***** Recorded data *****

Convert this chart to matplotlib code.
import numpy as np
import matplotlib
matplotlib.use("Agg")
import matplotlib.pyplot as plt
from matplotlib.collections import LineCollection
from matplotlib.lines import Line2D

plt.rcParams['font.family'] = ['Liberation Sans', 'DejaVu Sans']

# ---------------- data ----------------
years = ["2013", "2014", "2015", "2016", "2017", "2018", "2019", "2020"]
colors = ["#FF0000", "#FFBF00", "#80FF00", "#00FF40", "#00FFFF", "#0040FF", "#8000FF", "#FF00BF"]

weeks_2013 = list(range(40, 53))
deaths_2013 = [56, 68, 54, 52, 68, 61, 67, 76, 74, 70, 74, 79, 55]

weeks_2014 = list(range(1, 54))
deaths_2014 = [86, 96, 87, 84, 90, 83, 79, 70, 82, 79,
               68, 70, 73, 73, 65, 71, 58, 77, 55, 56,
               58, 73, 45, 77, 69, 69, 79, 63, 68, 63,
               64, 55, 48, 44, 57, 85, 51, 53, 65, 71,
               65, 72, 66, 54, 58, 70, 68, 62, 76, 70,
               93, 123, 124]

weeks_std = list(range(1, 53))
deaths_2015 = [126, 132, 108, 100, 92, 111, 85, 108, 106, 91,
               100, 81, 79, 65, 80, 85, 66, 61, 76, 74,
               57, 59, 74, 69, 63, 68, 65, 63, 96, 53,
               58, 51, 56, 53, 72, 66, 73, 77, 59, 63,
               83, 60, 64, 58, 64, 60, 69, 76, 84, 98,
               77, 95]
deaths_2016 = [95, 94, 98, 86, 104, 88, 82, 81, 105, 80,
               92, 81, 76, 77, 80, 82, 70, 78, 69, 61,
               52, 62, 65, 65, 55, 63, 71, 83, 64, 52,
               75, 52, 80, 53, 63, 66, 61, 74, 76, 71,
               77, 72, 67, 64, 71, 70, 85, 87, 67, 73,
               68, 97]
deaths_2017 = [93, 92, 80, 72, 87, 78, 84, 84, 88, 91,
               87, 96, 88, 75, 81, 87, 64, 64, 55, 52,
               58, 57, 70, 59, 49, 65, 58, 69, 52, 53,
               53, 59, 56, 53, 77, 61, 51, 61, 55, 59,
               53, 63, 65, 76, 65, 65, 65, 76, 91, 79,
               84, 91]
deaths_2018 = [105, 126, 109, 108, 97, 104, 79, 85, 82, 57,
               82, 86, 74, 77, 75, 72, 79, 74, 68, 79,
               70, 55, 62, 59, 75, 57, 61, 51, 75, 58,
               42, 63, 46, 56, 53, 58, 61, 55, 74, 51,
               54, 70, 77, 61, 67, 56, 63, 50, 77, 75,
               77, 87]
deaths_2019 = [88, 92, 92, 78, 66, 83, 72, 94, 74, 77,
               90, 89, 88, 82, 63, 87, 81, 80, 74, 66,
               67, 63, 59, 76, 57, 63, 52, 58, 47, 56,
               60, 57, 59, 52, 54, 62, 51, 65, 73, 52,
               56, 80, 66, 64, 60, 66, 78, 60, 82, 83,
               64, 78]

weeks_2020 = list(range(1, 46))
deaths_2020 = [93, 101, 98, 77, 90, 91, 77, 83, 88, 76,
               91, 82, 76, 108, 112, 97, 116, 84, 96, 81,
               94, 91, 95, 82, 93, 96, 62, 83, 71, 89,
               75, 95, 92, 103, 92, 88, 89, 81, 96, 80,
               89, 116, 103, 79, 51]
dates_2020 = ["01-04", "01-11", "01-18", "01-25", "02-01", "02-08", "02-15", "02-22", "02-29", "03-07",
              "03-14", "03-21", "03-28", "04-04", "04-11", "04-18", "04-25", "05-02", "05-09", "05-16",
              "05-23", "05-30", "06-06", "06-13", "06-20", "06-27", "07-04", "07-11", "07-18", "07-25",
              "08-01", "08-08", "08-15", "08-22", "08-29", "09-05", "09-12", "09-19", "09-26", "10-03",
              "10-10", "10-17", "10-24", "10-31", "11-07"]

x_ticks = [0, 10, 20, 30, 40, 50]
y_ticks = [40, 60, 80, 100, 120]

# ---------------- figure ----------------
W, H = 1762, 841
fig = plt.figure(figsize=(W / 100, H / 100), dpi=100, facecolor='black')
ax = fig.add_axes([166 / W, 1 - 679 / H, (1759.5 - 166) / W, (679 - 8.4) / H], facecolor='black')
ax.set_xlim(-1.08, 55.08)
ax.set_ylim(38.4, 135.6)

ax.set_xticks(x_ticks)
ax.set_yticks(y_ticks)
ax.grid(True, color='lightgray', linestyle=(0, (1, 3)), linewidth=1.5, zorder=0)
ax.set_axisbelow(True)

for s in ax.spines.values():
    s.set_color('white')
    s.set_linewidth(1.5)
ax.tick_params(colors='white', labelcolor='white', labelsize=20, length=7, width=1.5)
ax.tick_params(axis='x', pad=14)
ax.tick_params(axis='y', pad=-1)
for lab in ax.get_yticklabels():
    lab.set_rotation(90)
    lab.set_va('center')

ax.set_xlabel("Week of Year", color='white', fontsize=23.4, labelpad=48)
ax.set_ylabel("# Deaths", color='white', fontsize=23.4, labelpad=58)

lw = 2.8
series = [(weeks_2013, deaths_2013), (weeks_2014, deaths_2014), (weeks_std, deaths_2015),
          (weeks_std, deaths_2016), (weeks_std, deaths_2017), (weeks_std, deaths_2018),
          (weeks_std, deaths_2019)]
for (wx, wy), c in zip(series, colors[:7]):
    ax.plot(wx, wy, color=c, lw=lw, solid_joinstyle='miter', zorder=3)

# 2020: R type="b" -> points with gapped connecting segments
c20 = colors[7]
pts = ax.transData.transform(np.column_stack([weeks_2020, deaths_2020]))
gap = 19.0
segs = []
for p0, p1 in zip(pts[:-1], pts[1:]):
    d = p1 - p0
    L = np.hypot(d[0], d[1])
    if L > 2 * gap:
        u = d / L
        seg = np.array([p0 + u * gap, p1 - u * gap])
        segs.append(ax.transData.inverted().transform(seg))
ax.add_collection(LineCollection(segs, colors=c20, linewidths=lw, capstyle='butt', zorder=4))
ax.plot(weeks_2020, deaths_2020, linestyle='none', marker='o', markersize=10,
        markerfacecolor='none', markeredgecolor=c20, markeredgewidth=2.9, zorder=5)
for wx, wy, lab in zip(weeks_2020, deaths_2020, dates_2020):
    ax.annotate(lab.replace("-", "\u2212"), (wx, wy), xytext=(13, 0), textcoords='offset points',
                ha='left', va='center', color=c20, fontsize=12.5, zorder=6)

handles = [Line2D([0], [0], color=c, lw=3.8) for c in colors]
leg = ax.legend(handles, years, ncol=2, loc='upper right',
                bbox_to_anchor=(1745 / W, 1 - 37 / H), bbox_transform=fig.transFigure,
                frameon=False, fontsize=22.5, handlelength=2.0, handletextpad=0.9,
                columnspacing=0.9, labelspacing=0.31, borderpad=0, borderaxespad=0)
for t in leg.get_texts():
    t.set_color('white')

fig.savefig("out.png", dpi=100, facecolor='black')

*****

**Your instructions**
Return all lines of the material above in which the word "matplotlib" occurs.

**Solution to this exercise**
Convert this chart to matplotlib code.
import matplotlib
matplotlib.use("Agg")
import matplotlib.pyplot as plt
from matplotlib.collections import LineCollection
from matplotlib.lines import Line2D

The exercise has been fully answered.